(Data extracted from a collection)
⁂
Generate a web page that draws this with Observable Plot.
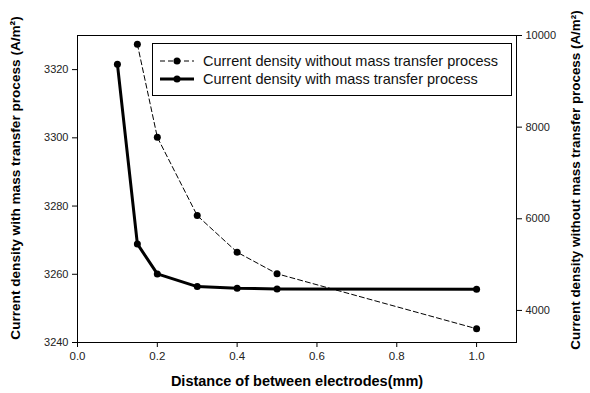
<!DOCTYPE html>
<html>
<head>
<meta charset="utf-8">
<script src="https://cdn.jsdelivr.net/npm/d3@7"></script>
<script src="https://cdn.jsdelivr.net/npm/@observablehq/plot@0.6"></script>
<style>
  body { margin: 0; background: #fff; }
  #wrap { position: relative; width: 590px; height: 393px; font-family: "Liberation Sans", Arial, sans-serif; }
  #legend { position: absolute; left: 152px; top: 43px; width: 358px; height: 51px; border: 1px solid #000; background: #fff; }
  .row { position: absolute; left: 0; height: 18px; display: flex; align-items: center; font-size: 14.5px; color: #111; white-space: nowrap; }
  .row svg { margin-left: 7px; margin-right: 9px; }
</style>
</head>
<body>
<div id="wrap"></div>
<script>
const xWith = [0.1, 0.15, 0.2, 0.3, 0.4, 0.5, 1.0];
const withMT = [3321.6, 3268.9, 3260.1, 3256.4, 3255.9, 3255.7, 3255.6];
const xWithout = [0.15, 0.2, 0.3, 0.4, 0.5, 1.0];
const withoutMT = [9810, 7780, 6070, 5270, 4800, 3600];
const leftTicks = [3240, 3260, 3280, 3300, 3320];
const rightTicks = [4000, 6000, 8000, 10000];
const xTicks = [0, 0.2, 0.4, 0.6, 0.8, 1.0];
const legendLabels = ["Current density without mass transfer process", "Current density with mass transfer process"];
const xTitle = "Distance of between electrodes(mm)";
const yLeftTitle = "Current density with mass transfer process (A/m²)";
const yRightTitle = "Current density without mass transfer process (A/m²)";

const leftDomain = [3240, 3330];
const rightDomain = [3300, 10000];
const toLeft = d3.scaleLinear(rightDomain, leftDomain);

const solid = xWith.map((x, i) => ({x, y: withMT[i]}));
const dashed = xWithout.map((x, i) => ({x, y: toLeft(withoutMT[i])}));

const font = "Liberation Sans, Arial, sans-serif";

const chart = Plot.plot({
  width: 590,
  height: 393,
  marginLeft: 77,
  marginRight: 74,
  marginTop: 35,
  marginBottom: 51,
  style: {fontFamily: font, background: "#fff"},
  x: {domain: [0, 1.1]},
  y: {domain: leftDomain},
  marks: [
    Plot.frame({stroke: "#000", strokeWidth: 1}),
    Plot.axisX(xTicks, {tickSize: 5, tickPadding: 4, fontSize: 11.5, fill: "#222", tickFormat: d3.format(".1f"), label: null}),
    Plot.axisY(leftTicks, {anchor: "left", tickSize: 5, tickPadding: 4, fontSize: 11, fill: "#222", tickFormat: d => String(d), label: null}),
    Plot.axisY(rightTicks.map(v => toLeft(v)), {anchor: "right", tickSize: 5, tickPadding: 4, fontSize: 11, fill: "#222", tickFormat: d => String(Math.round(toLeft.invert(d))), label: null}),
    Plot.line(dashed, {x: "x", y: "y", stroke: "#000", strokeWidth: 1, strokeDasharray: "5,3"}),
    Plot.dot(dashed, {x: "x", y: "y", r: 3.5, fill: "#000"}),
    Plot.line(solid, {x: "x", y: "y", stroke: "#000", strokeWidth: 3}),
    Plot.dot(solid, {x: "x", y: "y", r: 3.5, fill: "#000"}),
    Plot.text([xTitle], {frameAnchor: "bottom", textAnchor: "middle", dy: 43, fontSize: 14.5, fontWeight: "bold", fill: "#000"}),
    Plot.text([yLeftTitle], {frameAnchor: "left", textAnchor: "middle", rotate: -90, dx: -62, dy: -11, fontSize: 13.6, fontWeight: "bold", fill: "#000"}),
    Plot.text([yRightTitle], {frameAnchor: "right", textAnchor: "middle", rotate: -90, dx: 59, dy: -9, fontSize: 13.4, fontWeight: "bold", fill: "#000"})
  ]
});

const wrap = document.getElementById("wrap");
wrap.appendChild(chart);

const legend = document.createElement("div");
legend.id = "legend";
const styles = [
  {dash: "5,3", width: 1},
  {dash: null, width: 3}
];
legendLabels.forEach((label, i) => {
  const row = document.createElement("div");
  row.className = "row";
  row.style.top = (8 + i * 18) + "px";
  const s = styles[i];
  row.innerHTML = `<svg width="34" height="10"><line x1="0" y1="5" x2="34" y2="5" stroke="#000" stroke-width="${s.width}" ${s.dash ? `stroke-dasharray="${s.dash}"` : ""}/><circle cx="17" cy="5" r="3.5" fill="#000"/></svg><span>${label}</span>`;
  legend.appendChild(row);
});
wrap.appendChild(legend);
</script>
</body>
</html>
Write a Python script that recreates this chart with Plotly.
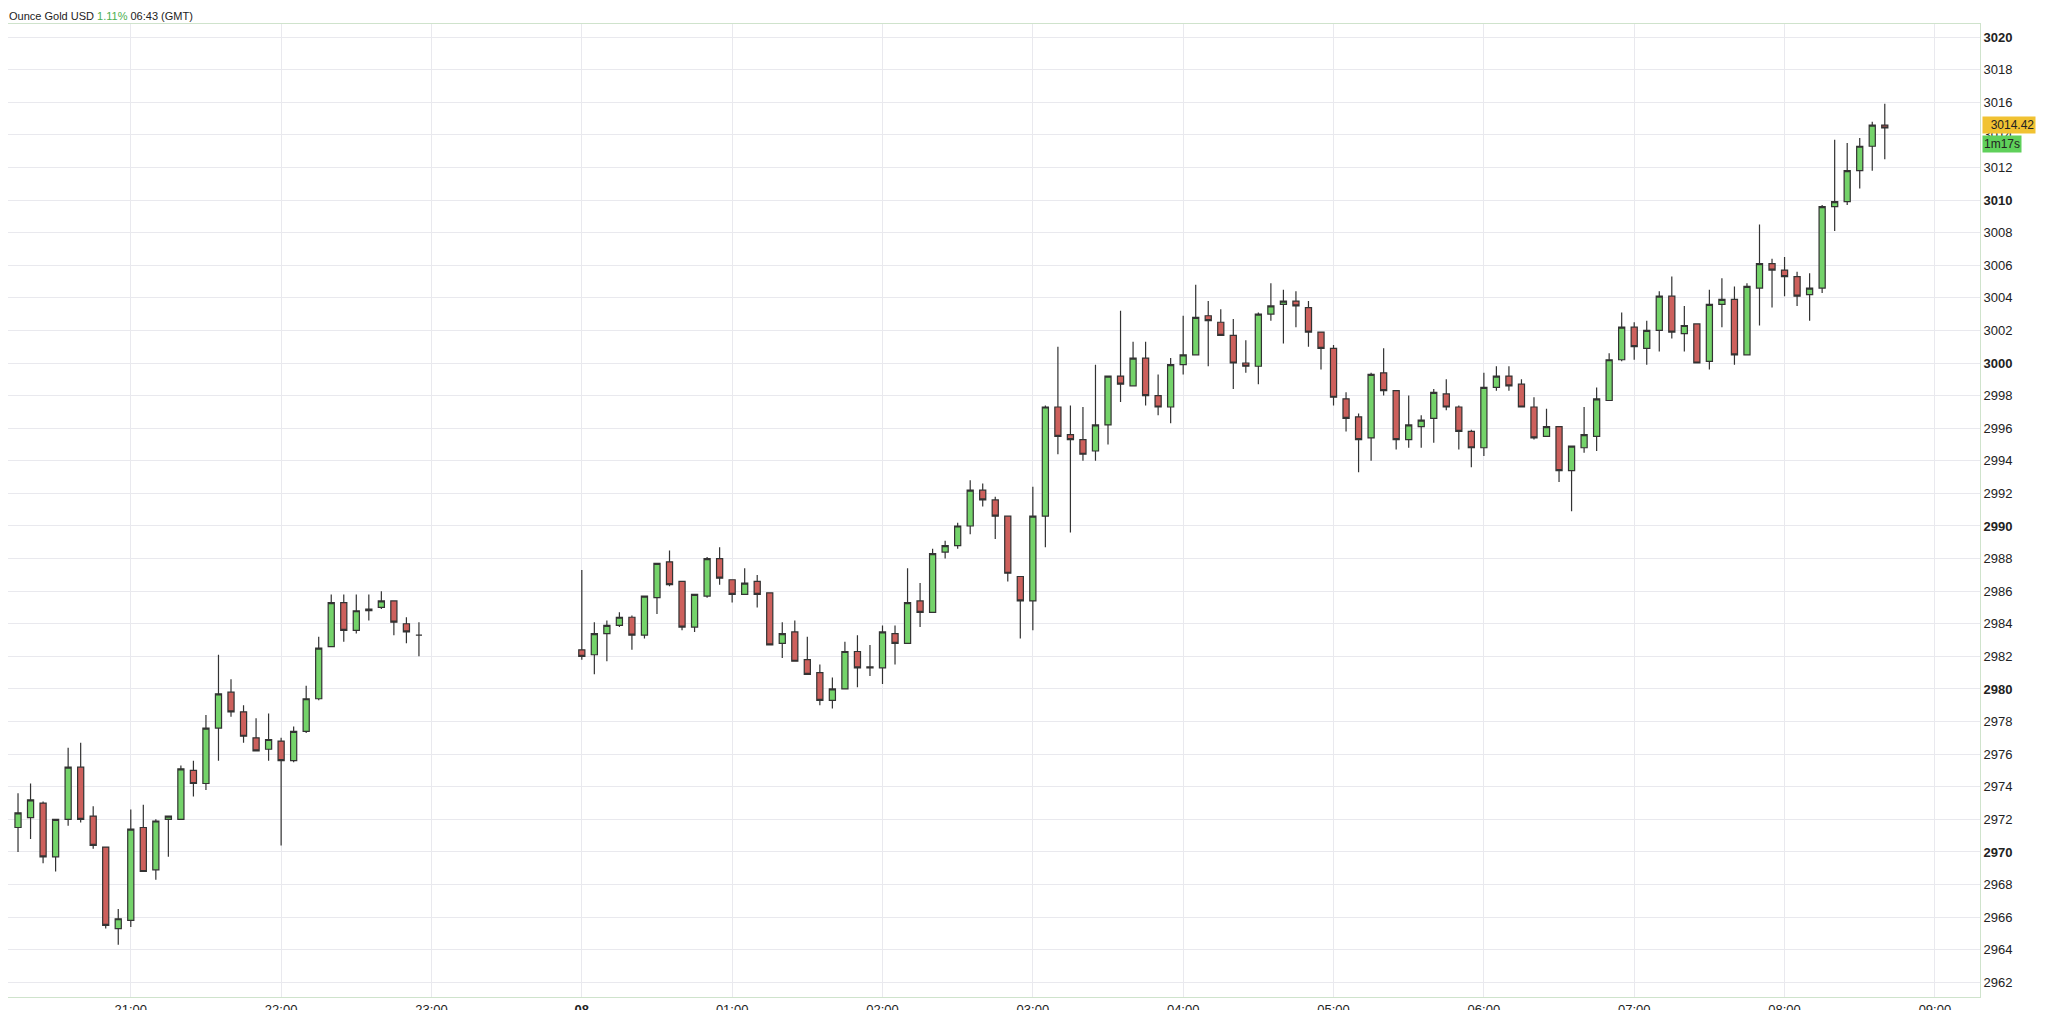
⁂
▶ _Your objective_:
Where does the word "chart" appear? Return each line that holds it.

▶ _Result of the exercise_:
const chart = Plot.plot({
wrap.appendChild(chart);
Write a Python script that recreates this chart with Plotly.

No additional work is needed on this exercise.